According to Navy Capt. Robert Durand, a spokesman for the prison, 28 out of 166 prisoners are on strike, marking one of the most sustained protests the base has had in several years. The prison’s medical staff is closely monitoring the health of all prisoners, and ten of the strikers are being force-fed to prevent dangerous weight loss.
Differences in the notion of what constitutes a “hunger strike” have provoked sharp disagreement between the military and the detainees’ lawyers about how many prisoners are participating. Under the U.S. military’s formal definition, developed by the Federal Bureau of Prisons, being on strike includes missing nine consecutive meals—in other words, abstaining from eating three days in a row. Lawyers for detainees claim that the military is significantly undercounting the number of strikers and say that the majority of the detainees in Camps Five and Six have been refusing to eat for weeks.

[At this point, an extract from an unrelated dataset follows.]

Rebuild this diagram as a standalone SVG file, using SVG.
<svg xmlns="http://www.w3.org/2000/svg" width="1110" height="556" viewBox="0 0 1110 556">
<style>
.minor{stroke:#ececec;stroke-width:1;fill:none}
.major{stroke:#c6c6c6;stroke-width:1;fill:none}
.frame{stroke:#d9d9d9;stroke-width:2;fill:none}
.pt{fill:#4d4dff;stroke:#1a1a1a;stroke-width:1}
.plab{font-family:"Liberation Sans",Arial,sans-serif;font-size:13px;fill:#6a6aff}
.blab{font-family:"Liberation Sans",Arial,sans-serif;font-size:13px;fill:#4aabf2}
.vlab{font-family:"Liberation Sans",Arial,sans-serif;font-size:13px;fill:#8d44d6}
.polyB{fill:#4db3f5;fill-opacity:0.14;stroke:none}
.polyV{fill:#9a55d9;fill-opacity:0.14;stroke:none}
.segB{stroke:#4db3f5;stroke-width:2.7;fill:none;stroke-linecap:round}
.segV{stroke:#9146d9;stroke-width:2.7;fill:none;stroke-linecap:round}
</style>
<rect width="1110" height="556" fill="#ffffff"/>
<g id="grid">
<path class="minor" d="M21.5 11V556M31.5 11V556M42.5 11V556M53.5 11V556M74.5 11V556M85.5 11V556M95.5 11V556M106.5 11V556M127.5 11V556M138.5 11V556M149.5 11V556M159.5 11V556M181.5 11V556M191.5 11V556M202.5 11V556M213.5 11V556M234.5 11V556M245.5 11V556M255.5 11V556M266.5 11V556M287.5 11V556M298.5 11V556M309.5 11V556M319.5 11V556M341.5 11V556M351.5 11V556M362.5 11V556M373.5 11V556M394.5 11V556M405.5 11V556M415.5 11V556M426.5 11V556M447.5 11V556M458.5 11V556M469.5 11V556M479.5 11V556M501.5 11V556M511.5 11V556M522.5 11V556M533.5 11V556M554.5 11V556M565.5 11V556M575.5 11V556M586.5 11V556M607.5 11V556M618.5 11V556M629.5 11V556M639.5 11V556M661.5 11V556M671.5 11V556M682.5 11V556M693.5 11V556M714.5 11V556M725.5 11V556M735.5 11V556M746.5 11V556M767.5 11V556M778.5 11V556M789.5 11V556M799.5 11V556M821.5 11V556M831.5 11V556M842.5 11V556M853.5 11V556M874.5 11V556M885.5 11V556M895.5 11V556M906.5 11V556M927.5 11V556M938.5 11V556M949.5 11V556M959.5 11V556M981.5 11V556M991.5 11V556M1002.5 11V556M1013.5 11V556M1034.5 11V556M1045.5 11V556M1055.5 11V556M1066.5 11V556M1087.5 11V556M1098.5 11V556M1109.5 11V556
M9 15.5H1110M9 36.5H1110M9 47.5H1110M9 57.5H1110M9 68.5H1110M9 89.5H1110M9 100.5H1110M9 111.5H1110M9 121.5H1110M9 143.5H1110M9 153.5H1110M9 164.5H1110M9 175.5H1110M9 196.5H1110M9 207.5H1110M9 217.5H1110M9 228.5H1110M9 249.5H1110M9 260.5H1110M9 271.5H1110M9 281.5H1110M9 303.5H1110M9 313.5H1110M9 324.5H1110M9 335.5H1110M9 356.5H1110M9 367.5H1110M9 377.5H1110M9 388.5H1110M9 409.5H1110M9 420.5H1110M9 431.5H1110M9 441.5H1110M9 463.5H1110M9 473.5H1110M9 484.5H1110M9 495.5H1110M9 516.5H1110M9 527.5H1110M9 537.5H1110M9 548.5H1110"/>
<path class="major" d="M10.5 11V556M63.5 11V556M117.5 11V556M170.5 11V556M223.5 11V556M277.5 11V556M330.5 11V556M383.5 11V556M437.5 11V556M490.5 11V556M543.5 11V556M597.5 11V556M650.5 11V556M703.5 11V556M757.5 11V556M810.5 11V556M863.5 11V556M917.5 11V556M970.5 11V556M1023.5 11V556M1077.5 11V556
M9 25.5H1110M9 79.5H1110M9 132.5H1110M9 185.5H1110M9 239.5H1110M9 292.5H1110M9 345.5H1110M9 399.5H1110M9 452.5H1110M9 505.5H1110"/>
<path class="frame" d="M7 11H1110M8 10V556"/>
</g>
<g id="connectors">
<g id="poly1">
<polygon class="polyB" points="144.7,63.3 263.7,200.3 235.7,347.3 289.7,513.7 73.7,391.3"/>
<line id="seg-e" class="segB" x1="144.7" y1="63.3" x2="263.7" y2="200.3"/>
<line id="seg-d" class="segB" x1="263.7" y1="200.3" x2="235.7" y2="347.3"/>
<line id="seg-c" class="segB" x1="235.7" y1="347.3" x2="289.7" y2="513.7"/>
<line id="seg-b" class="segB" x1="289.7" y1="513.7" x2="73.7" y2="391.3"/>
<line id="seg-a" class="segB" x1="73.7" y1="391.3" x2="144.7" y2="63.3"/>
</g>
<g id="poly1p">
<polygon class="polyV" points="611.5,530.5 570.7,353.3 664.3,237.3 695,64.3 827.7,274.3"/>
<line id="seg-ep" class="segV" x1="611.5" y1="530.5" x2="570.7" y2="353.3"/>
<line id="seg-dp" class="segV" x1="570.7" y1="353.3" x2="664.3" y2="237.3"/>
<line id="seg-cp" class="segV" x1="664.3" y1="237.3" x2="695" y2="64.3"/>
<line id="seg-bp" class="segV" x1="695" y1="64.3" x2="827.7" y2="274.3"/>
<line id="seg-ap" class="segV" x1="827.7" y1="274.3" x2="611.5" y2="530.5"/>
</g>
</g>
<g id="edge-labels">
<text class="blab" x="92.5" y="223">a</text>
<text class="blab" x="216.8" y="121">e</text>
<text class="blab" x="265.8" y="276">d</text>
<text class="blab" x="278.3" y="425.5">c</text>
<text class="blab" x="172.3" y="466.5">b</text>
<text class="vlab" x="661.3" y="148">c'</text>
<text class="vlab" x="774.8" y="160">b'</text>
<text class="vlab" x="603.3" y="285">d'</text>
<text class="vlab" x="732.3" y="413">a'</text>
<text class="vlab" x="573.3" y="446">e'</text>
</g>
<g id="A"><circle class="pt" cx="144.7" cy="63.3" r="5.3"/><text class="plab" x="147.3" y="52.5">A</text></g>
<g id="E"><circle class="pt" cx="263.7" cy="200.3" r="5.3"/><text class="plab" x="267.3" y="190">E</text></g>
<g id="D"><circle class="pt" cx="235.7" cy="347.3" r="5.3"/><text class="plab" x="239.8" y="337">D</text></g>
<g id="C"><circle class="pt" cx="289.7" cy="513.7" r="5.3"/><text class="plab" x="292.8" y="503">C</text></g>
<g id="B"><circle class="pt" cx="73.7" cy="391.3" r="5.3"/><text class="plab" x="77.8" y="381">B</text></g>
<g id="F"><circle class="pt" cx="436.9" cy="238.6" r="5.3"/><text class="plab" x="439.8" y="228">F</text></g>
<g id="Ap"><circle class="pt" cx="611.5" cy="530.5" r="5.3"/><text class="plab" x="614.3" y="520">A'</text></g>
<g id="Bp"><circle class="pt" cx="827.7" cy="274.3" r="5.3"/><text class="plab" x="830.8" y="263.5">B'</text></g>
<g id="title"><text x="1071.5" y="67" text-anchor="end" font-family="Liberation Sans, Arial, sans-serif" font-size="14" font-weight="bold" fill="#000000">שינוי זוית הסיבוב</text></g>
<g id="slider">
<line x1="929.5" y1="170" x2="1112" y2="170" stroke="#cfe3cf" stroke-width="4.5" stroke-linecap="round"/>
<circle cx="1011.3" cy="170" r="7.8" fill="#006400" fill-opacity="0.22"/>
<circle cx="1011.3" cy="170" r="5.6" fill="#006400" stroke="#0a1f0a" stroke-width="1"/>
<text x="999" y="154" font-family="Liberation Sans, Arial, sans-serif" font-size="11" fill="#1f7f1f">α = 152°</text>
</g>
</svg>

In response to these claims, Durand said that some prisoners who are refusing their meals have been observed eating food provided by other sources, and that others have covered up the security cameras in their cells to make it more difficult to track their eating.

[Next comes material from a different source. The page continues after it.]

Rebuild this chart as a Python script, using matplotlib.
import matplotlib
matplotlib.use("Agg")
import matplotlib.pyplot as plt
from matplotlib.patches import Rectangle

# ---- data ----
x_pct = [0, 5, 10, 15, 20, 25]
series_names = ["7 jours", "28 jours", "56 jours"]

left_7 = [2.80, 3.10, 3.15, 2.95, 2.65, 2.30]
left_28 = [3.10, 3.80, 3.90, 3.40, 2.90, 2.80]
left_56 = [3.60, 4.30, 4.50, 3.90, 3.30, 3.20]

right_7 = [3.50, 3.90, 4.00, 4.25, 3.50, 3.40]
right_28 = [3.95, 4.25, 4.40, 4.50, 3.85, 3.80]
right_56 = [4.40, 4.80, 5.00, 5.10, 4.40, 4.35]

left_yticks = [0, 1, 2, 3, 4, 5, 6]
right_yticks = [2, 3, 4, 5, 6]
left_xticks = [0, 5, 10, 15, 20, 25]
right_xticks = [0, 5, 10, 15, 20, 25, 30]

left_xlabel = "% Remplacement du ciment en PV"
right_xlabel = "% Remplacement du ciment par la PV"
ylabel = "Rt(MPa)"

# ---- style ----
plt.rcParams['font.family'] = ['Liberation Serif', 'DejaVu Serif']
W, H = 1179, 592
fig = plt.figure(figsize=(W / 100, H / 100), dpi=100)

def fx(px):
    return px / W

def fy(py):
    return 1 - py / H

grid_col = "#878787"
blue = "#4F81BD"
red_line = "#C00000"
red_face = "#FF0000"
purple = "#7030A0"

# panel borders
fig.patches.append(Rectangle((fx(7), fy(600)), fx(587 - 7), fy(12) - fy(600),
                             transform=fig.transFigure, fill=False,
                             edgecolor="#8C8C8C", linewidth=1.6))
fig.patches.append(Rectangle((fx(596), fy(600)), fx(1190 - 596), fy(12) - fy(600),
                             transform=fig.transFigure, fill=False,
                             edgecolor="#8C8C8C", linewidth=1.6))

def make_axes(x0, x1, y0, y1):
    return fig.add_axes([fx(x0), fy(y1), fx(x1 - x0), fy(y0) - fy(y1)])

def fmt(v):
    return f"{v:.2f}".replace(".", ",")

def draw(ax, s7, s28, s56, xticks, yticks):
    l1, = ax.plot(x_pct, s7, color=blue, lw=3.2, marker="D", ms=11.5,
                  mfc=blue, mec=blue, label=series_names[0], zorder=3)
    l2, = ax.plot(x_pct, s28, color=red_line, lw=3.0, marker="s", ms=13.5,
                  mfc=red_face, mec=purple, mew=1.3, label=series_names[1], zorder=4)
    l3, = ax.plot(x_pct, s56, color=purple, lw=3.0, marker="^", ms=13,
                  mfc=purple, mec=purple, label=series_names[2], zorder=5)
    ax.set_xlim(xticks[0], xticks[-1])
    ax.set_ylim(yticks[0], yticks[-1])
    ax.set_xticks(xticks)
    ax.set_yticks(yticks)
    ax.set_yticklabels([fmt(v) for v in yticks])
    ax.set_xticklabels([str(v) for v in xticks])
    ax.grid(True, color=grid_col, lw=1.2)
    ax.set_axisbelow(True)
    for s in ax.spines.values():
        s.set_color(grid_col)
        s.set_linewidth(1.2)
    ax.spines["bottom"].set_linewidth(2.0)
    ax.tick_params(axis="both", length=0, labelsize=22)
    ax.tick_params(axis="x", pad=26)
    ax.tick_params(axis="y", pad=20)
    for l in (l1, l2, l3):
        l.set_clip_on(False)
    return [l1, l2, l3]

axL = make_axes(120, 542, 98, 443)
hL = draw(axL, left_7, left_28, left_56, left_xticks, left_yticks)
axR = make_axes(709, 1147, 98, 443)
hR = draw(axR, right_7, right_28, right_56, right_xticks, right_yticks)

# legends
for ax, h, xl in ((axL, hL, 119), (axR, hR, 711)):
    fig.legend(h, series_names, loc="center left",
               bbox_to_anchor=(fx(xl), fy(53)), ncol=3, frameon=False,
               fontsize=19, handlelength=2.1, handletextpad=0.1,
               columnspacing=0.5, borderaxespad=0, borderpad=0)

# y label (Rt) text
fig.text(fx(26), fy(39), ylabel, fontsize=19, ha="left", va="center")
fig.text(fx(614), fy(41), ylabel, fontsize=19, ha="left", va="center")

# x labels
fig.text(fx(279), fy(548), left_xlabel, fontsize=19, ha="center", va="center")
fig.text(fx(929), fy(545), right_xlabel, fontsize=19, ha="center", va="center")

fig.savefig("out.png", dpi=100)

The reasons for the strike are also in dispute. Lawyers say their clients’ complaints are motivated by an intrusive cell search in early February in which guards touched and inspected their Korans for contraband—an act that is considered a religious desecration. Detainees are also protesting the uncertain legal status of the majority of the prisoners, as well as restrictions on transfers, which have nearly halted any departures from the base. Military officials say there has been no change in the way searches are conducted at Guantánamo and that the hunger strike is an attempt to attract media coverage.
Hunger strikes have occurred at Guantánamo since shortly after it opened in January 2002. The largest one began in the summer of 2005 and reached a peak of 131 prisoners, when the facility held about 500 detainees. A delegation from the International Committee for the Red Cross made an urgent visit to Guantánamo this week to meet with hunger strikers and determine the gravity of the situation on the ground.